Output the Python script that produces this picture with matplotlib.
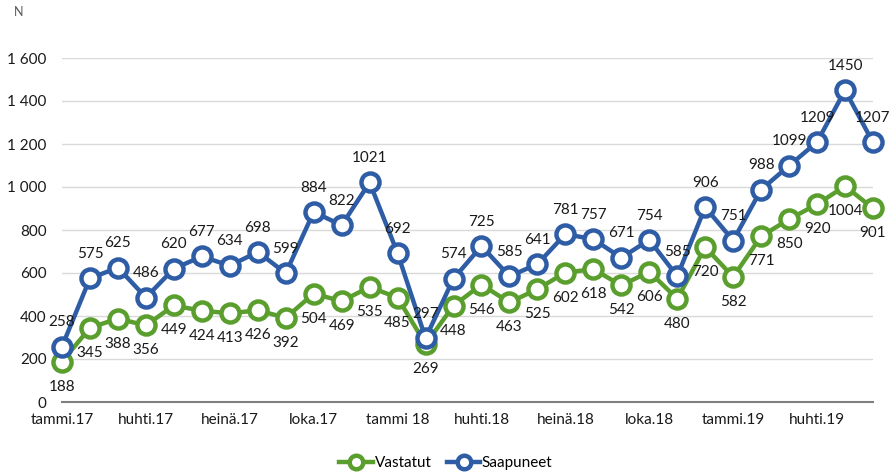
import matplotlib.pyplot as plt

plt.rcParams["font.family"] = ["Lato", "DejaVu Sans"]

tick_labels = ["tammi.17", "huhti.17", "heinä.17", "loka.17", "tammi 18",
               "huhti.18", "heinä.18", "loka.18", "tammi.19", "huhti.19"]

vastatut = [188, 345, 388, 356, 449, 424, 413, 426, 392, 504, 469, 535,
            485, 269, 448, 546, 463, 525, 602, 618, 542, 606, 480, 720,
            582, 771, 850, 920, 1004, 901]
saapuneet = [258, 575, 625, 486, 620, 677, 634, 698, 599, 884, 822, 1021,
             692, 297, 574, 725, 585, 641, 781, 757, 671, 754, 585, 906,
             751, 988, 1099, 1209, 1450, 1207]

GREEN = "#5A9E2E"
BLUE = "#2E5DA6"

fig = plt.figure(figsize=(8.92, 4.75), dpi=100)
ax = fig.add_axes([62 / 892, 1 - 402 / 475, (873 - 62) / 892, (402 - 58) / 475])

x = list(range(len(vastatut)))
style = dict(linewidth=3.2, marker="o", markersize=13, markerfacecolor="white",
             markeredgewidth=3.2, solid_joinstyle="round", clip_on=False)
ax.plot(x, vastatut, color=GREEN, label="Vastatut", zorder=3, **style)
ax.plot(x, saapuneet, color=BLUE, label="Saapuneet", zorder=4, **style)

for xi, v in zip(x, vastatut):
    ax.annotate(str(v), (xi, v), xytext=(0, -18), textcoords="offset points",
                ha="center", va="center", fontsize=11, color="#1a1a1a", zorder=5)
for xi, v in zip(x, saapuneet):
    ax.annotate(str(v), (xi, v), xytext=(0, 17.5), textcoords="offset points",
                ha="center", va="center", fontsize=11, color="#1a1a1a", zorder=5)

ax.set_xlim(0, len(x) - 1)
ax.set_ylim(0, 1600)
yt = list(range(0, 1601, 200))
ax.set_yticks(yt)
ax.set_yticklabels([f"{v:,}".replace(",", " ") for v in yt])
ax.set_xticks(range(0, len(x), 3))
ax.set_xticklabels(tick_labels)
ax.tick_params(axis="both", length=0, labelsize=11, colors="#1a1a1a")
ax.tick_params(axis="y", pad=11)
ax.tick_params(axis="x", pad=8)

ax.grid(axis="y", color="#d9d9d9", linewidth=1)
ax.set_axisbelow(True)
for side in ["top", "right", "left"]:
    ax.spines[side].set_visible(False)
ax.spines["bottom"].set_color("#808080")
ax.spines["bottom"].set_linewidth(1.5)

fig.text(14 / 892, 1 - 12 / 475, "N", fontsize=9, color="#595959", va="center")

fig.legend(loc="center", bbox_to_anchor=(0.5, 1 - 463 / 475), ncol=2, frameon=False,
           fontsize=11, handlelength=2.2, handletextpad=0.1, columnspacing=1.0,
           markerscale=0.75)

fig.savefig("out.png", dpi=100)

-*-*-

| Given request |
Your task is to repeat the material above exactly, without its pictures.

| Right answer |
Output the Python script that produces this picture with matplotlib.
import matplotlib.pyplot as plt

plt.rcParams["font.family"] = ["Lato", "DejaVu Sans"]

tick_labels = ["tammi.17", "huhti.17", "heinä.17", "loka.17", "tammi 18",
               "huhti.18", "heinä.18", "loka.18", "tammi.19", "huhti.19"]

vastatut = [188, 345, 388, 356, 449, 424, 413, 426, 392, 504, 469, 535,
            485, 269, 448, 546, 463, 525, 602, 618, 542, 606, 480, 720,
            582, 771, 850, 920, 1004, 901]
saapuneet = [258, 575, 625, 486, 620, 677, 634, 698, 599, 884, 822, 1021,
             692, 297, 574, 725, 585, 641, 781, 757, 671, 754, 585, 906,
             751, 988, 1099, 1209, 1450, 1207]

GREEN = "#5A9E2E"
BLUE = "#2E5DA6"

fig = plt.figure(figsize=(8.92, 4.75), dpi=100)
ax = fig.add_axes([62 / 892, 1 - 402 / 475, (873 - 62) / 892, (402 - 58) / 475])

x = list(range(len(vastatut)))
style = dict(linewidth=3.2, marker="o", markersize=13, markerfacecolor="white",
             markeredgewidth=3.2, solid_joinstyle="round", clip_on=False)
ax.plot(x, vastatut, color=GREEN, label="Vastatut", zorder=3, **style)
ax.plot(x, saapuneet, color=BLUE, label="Saapuneet", zorder=4, **style)

for xi, v in zip(x, vastatut):
    ax.annotate(str(v), (xi, v), xytext=(0, -18), textcoords="offset points",
                ha="center", va="center", fontsize=11, color="#1a1a1a", zorder=5)
for xi, v in zip(x, saapuneet):
    ax.annotate(str(v), (xi, v), xytext=(0, 17.5), textcoords="offset points",
                ha="center", va="center", fontsize=11, color="#1a1a1a", zorder=5)

ax.set_xlim(0, len(x) - 1)
ax.set_ylim(0, 1600)
yt = list(range(0, 1601, 200))
ax.set_yticks(yt)
ax.set_yticklabels([f"{v:,}".replace(",", " ") for v in yt])
ax.set_xticks(range(0, len(x), 3))
ax.set_xticklabels(tick_labels)
ax.tick_params(axis="both", length=0, labelsize=11, colors="#1a1a1a")
ax.tick_params(axis="y", pad=11)
ax.tick_params(axis="x", pad=8)

ax.grid(axis="y", color="#d9d9d9", linewidth=1)
ax.set_axisbelow(True)
for side in ["top", "right", "left"]:
    ax.spines[side].set_visible(False)
ax.spines["bottom"].set_color("#808080")
ax.spines["bottom"].set_linewidth(1.5)

fig.text(14 / 892, 1 - 12 / 475, "N", fontsize=9, color="#595959", va="center")

fig.legend(loc="center", bbox_to_anchor=(0.5, 1 - 463 / 475), ncol=2, frameon=False,
           fontsize=11, handlelength=2.2, handletextpad=0.1, columnspacing=1.0,
           markerscale=0.75)

fig.savefig("out.png", dpi=100)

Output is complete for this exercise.